Finisher is a lightweight autocompletion library for Python. It can be used in situations where you do not want to add additional dependencies such as SOLR or Cloudsearch to provide autocompletion functionality.
pip install finisher
import json
from finisher import DictStorageAutoCompleter
# This can be anything
with open("movie_titles.json", "rb") as f:
movie_titles_json = f.read()
movie_titles = json.loads(movie_titles_json)
arbitrary_cache = {}
autocompleter = DictStorageAutoCompleter(arbitrary_cache)
autocompleter.train_from_strings(movie_titles)
corrected_tokens = autocompleter.correct_phrase("big lebewski")
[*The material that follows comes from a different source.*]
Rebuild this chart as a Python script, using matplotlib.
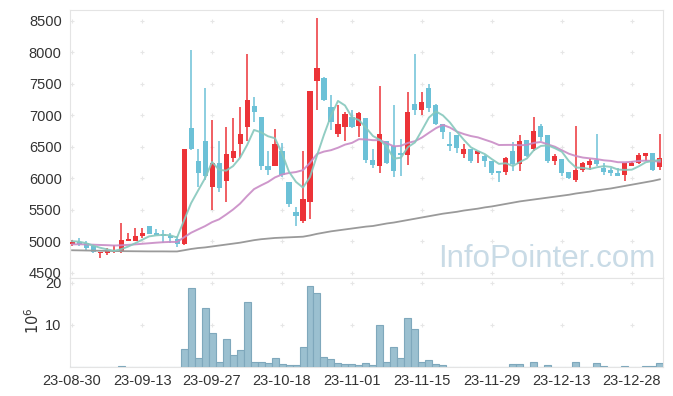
import numpy as np
import pandas as pd
import matplotlib
matplotlib.use("Agg")
import matplotlib.pyplot as plt

plt.rcParams['font.family'] = ['Liberation Sans', 'DejaVu Sans']

# x axis labels (trading-day index -> date)
tick_idx = [0, 10, 20, 30, 40, 50, 60, 70, 80]
tick_labels = ["23-08-30", "23-09-13", "23-09-27", "23-10-18", "23-11-01",
               "23-11-15", "23-11-29", "23-12-13", "23-12-28"]

opens = [4960, 4990, 4970, 4920, 4810, 4810, 4830, 4830, 5010, 5000,
         5080, 5240, 5130, 5120, 5080, 5040, 4960, 6800, 6280, 6600,
         5870, 6240, 5960, 6320, 6540, 6810, 7140, 6980, 6190, 6190,
         6440, 5940, 5460, 5320, 5630, 7540, 7590, 7130, 6710, 6810,
         6980, 6830, 6950, 6290, 6190, 6600, 6520, 6400, 6370, 7180,
         7080, 7430, 7170, 6870, 6550, 6680, 6380, 6460, 6380, 6360,
         6280, 6110, 6100, 6430, 6220, 6610, 6460, 6830, 6690, 6270,
         6300, 6100, 5970, 6140, 6210, 6290, 6170, 6130, 6090, 6060,
         6190, 6240, 6350, 6400, 6180]
closes = [4990, 4960, 4890, 4830, 4830, 4860, 4840, 5020, 5040, 5090,
          5140, 5110, 5100, 5080, 5060, 4960, 6470, 6460, 6080, 6040,
          6250, 5850, 6390, 6440, 6700, 7250, 7060, 6200, 6130, 6540,
          6050, 5600, 5400, 5680, 7380, 7750, 7250, 6900, 6860, 7020,
          6810, 7030, 6290, 6210, 6710, 6240, 6110, 6370, 7050, 7080,
          7210, 7110, 6860, 6730, 6520, 6480, 6460, 6270, 6440, 6270,
          6080, 6090, 6320, 6220, 6590, 6360, 6750, 6650, 6270, 6360,
          6080, 6010, 6140, 6240, 6270, 6220, 6100, 6080, 6030, 6240,
          6240, 6370, 6400, 6130, 6320]
highs = [5030, 5060, 5000, 4940, 4830, 4900, 4950, 5300, 5130, 5210,
         5220, 5250, 5200, 5180, 5130, 5080, 6470, 8040, 6470, 7440,
         6930, 6590, 6810, 6950, 7130, 7970, 7290, 6980, 6430, 6780,
         6560, 5940, 5540, 6440, 7380, 8540, 7600, 7320, 7160, 7050,
         7080, 7050, 6950, 6460, 7470, 6600, 7160, 6630, 7370, 7980,
         7370, 7490, 7180, 6870, 6730, 6680, 6540, 6460, 6440, 6370,
         6280, 6110, 6340, 6570, 6680, 6610, 6970, 6870, 6690, 6380,
         6300, 6100, 6830, 6260, 6300, 6710, 6240, 6170, 6160, 6240,
         6270, 6400, 6410, 6410, 6700]
lows = [4930, 4930, 4870, 4820, 4740, 4790, 4820, 4820, 5000, 5000,
        5060, 5110, 5100, 4970, 4980, 4910, 4950, 6450, 5860, 5980,
        5500, 5780, 5630, 6260, 6330, 6600, 6900, 6140, 6050, 6190,
        6020, 5540, 5250, 5300, 5350, 7080, 7230, 6760, 6660, 6600,
        6800, 6660, 6250, 6170, 6080, 6220, 6020, 6030, 6210, 7000,
        7010, 7050, 6850, 6620, 6430, 6400, 6330, 6250, 6240, 6180,
        6060, 5950, 6060, 6110, 6110, 6340, 6440, 6600, 6240, 6210,
        6040, 5990, 5940, 6100, 6130, 6200, 6050, 6040, 6030, 5960,
        6190, 6220, 6280, 6110, 6130]
# volume in millions of shares
volumes = [0.05, 0.03, 0.03, 0.03, 0.02, 0.03, 0.03, 0.25, 0.03, 0.03,
           0.02, 0.03, 0.02, 0.02, 0.02, 0.03, 4.2, 18.7, 2.1, 13.9,
           8.0, 1.1, 6.6, 2.8, 4.0, 15.3, 1.3, 1.1, 0.9, 2.1,
           0.6, 0.4, 0.4, 4.7, 19.1, 17.5, 2.3, 1.8, 0.9, 0.8,
           0.6, 0.4, 0.9, 0.4, 9.9, 1.1, 4.7, 2.1, 11.5, 8.9,
           1.3, 1.6, 0.8, 0.4, 0.1, 0.1, 0.1, 0.1, 0.1, 0.1,
           0.1, 0.1, 0.1, 0.6, 0.6, 0.1, 1.3, 0.1, 0.4, 0.1,
           0.1, 0.1, 1.3, 0.1, 0.05, 0.9, 0.15, 0.05, 0.05, 0.15,
           0.05, 0.05, 0.15, 0.15, 0.9]
# closes before the window, only used to warm up the moving averages
prev_close = [4930, 4940, 4920, 4910, 4930, 4950, 4940, 4920, 4930, 4950,
              4940, 4920, 4930, 4960, 4980, 5000, 5010, 5020, 5000]
# long moving average
ma_long = [4860, 4858, 4856, 4854, 4852, 4850, 4848, 4846, 4845, 4844,
           4843, 4842, 4842, 4842, 4841, 4841, 4860, 4880, 4895, 4905,
           4920, 4935, 4950, 4965, 4980, 5000, 5020, 5035, 5045, 5055,
           5060, 5065, 5070, 5075, 5095, 5120, 5140, 5160, 5175, 5190,
           5205, 5220, 5235, 5245, 5265, 5285, 5300, 5320, 5340, 5360,
           5380, 5400, 5420, 5440, 5455, 5470, 5490, 5505, 5520, 5540,
           5555, 5575, 5595, 5615, 5635, 5650, 5665, 5680, 5695, 5710,
           5725, 5740, 5760, 5775, 5790, 5810, 5825, 5840, 5860, 5880,
           5900, 5920, 5940, 5960, 5985]

RED = "#ec3338"
BLUE = "#6cc1d7"
TXT = "#333333"
EDGE = "#e4e4e4"

o = np.array(opens)
c = np.array(closes)
h = np.array(highs)
l = np.array(lows)
x = np.arange(len(o))

allc = pd.Series(prev_close + closes)
ma5 = allc.rolling(5).mean().values[len(prev_close):]
ma20 = allc.rolling(20).mean().values[len(prev_close):]

fig = plt.figure(figsize=(6.73, 3.96), dpi=100)
ax = fig.add_axes([70/673, 118/396, 593/673, 268/396])
axv = fig.add_axes([70/673, 29/396, 593/673, 89/396], sharex=ax)

col = np.where(c >= o, RED, BLUE)
ax.vlines(x, l, h, colors=col, lw=1.1, zorder=2)
body = np.maximum(np.abs(c - o), 25)
ax.bar(x, body, bottom=np.minimum(o, c), width=0.72, color=col, zorder=3)

ax.plot(x, ma_long, color="#9a9a9a", lw=1.3, zorder=4)
ax.plot(x, ma20, color="#c98cc6", lw=1.4, alpha=0.9, zorder=4)
ax.plot(x, ma5, color="#86c8bd", lw=1.4, alpha=0.9, zorder=4)

ax.set_xlim(-0.3, 84.45)
ax.set_ylim(4420, 8670)
yt = [4500, 5000, 5500, 6000, 6500, 7000, 7500, 8000, 8500]
ax.set_yticks(yt)
gx, gy = np.meshgrid(tick_idx, yt)
ax.plot(gx.ravel(), gy.ravel(), "+", color="#e6e6e6", ms=3.5, mew=0.8, zorder=1)

fig.text(438/673, 1 - 267/396, "InfoPointer.com", color="#c9dbe6",
         fontsize=22.5, ha="left", va="baseline")

# volume panel
axv.bar(x, volumes, width=1.0, color="#9bc0d0", edgecolor="#7fa8bc", lw=0.8, zorder=3)
axv.set_ylim(0, 21.1)
vt = [10, 20]
axv.set_yticks(vt)
gx, gy = np.meshgrid(tick_idx, vt)
axv.plot(gx.ravel(), gy.ravel(), "+", color="#e6e6e6", ms=3.5, mew=0.8, zorder=1)
axv.set_xticks(tick_idx)
axv.set_xticklabels(tick_labels)
fig.text(33/673, 1 - 321/396, r"$10^6$", rotation=90, color=TXT,
         fontsize=10.5, ha="center", va="center")

for a in (ax, axv):
    for s in a.spines.values():
        s.set_color(EDGE)
    a.tick_params(length=0, labelsize=10.5, colors=TXT, pad=6)
ax.tick_params(labelbottom=False)
axv.tick_params(axis="x", pad=5)

fig.savefig("out.png", dpi=100)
guessed_phrases = autocompleter.guess_full_strings(corrected_tokens)
'''
Results are:
[
"big lebowski (usa)",
"big, bigger, and biggest trucks and diggers (book w/ dvd)",
"build it bigger: biggest warship",
"big foot (a.k.a. bigfoot)",
"bigger than big (sumo mack)",
"bigger than big (activate)",
"big 3",
"biggest fan",
"big lebowski (universal/ widescreen)",
"build it bigger: big easy rebuild"
]
'''
The above example uses a dictionary to cache data since recomputing mappings will clearly be expensive. This works in a single process or on a web server running a single worker, but in practical terms you will need something like Redis to allow for storage between processes. Redis example is below:
from finisher import RedisStorageAutoCompleter
import redis
redis_client = redis.from_url("http://localhost:6379")
autocompleter = RedisStorageAutoCompleter(redis_client)
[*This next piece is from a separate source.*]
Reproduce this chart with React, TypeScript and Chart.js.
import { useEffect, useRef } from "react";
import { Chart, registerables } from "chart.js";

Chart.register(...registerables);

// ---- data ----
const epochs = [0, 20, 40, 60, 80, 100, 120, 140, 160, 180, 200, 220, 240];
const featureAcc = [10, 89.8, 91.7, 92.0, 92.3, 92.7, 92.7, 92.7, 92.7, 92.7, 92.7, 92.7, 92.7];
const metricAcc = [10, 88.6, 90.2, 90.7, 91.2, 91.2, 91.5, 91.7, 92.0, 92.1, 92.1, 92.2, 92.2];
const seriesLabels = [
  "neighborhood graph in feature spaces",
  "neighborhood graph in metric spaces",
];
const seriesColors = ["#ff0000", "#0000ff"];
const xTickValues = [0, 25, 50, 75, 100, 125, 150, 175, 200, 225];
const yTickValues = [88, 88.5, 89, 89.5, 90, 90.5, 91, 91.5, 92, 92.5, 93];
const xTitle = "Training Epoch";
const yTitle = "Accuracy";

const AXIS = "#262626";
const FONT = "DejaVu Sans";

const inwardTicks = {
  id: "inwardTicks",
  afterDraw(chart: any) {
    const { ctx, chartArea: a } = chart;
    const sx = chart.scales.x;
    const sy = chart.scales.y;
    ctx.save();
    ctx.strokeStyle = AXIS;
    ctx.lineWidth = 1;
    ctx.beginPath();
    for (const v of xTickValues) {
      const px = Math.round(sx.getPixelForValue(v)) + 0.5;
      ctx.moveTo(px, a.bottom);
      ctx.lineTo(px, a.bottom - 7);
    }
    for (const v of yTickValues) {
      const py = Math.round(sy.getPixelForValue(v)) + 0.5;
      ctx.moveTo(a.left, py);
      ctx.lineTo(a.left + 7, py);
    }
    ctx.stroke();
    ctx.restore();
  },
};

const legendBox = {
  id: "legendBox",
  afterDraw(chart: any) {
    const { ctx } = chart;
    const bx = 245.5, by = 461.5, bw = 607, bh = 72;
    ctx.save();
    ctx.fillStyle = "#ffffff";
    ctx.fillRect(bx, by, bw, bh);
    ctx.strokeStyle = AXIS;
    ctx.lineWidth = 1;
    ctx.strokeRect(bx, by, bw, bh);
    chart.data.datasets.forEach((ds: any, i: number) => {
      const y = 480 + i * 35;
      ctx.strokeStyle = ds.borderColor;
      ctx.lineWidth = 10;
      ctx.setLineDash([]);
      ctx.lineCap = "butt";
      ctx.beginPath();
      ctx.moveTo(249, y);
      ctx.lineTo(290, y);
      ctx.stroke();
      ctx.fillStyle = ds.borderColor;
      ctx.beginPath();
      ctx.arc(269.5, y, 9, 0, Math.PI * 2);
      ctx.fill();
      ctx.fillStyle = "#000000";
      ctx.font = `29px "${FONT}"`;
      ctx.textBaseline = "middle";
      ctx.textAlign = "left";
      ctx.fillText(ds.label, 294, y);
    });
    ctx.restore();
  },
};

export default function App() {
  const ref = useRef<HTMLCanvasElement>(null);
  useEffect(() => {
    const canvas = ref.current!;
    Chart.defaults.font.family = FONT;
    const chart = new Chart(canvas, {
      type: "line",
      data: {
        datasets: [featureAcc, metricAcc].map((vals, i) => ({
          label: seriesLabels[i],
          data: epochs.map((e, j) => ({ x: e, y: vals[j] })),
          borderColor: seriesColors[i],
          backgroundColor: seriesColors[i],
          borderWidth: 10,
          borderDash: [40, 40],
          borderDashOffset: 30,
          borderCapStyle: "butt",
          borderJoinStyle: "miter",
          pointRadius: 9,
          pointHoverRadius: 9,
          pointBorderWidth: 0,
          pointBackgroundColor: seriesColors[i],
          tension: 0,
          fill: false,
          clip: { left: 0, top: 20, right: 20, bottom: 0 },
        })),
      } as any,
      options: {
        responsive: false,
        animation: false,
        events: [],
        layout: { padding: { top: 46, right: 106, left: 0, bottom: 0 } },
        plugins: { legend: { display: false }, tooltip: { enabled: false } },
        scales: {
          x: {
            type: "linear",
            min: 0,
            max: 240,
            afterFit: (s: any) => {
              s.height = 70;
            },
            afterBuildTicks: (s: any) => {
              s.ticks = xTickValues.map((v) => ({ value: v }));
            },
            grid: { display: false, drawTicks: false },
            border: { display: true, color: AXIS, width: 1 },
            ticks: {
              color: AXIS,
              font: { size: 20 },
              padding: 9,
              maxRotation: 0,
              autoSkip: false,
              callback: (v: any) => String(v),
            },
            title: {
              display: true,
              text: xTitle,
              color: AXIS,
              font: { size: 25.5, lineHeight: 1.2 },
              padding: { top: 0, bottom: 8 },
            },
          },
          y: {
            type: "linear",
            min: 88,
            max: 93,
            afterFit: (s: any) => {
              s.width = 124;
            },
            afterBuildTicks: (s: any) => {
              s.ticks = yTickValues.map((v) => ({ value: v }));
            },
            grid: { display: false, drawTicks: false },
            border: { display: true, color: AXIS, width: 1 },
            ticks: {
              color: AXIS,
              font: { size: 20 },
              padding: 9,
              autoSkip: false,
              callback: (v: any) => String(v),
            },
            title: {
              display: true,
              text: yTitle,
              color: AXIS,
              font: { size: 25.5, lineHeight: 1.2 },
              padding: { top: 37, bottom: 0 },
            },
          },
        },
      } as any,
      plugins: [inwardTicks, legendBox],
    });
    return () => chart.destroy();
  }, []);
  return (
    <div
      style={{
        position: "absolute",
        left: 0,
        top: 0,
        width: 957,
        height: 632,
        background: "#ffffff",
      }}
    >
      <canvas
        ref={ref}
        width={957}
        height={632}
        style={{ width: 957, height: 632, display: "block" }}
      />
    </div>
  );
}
autocompleter.train_from_strings(movie_titles)
corrected_tokens = autocompleter.correct_phrase("big lebewski")
guessed_phrases = autocompleter.guess_full_strings(corrected_tokens)
A model can be updated incrementally:
arbitrary_cache = {}
autocompleter = DictStorageAutoCompleter(arbitrary_cache)
autocompleter.train_from_strings(movie_titles[:1000])
autocompleter = DictStorageAutoCompleter(arbitrary_cache)
autocompleter.train_from_strings(movie_titles[1000:])
And if we need to re-train the model you could either:
autocompleter.bust_cache()
or just change the variable used for caching.
It should be noted that spellcheck is supported as well. Consistent with the above example:
autocompleter = RedisStorageAutoCompleter(redis_client)
corrected_tokens = autocompleter.correct_phrase(
"my fvaorite moive is expandables bcause schwarzanagger is cool"
)
'''
output:
[
'my',
'favorite',
'moive',
'is',
'expendables',
'cause',
'schwarzenegger',
'is',
'cool'
]
'''